In a paper published Monday in the journal Environmental Health Perspectives, Ellen K. Silbergeld said arsenic-laced drugs intended to keep the birds healthy might pose an increased risk of cancer for consumers. She also said the drugs could create manure that is contaminating Eastern Shore ground water.
Silbergeld's research essentially disputed the conclusions of a U.S. Department of Agriculture study, released in the journal in January, which concluded that the drugs did not pose a serious health problem.
She said the Agriculture Department underestimated the amount of arsenic found in chickens and used outdated data to estimate the health risks of ingesting arsenic.
"This paper had serious problems," Silbergeld said of the USDA report.
Her findings, based on data published by the USDA and other health experts, could have major implications for the Eastern Shore, where 10 percent of the nation's poultry is raised.
A spokesman for the poultry industry said concerns about arsenic in chicken feed are unfounded and that tests consistently show arsenic levels in chickens are well below standards set by the Food and Drug Administration.
"This study appears to be much ado about nothing," Richard Lobb, a spokesman for the National Chicken Council, told The (Baltimore) Sun.
But Silbergeld, a toxicologist who won a MacArthur Foundation "genius" grant in 1993 for her work linking mercury poisoning with infectious diseases, disagreed. She said arsenic in chicken feed creates potential problems in the meat produced and the ground water affected by the waste.
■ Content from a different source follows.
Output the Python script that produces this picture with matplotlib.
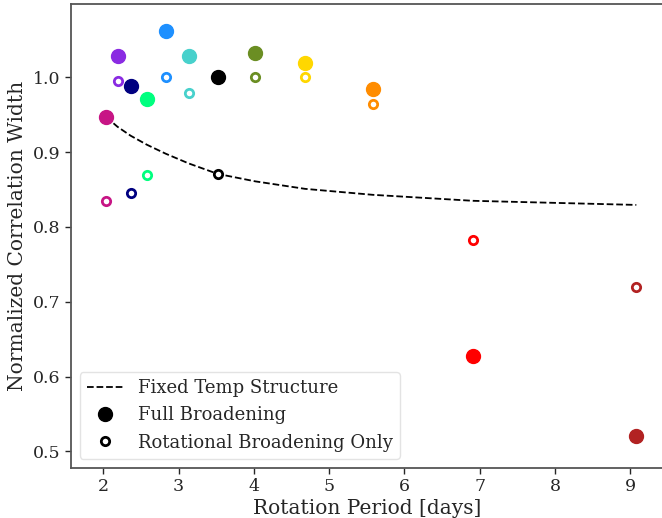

When chickens excrete arsenic in manure, sunlight breaks it down and it migrates to the soil, where it can contaminate ground water supplies, she said. She noted that Europe bans arsenic in chicken feed because of these health concerns.
"This is arsenic. We shouldn't lose sight of the sheer outrageousness of this," Silbergeld said.
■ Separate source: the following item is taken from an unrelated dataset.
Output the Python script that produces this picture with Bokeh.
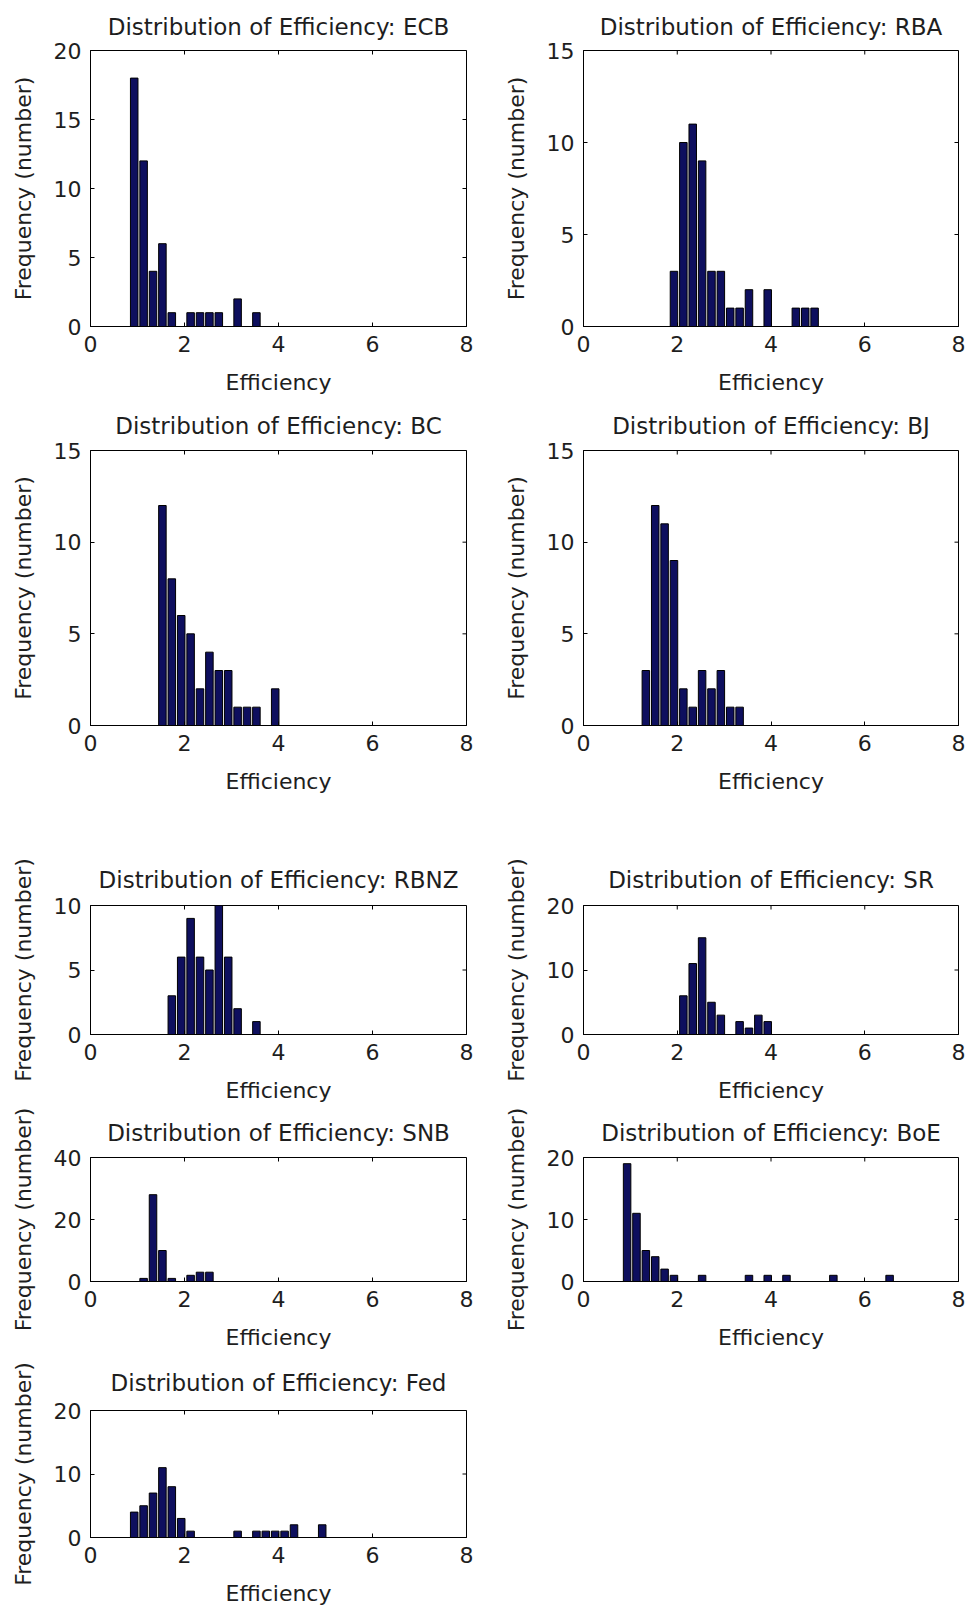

Geologists have been closely monitoring arsenic levels in the Eastern Shore's water supply for years without finding serious hazards. Health officials in Queen Anne's, Talbot and Dorchester counties require new wells to be tested for arsenic because of concerns about contamination of the local aquifers, said David Bolton, program director of the hydrogeology section of the Maryland Geological Survey.
A recent U.S. Geological Survey study of the Pocomoke River Basin found slightly elevated levels of arsenic in shallow layers of ground water that could be the result of tainted manure, said Tracy Connell Hancock, a USGS hydrologist.
But she and Bolton said further studies are needed to prove any connection between the manure and arsenic in the water.
"Whether arsenic gets into the ground water from chicken waste is an open question that people are just beginning to investigate," Hancock said.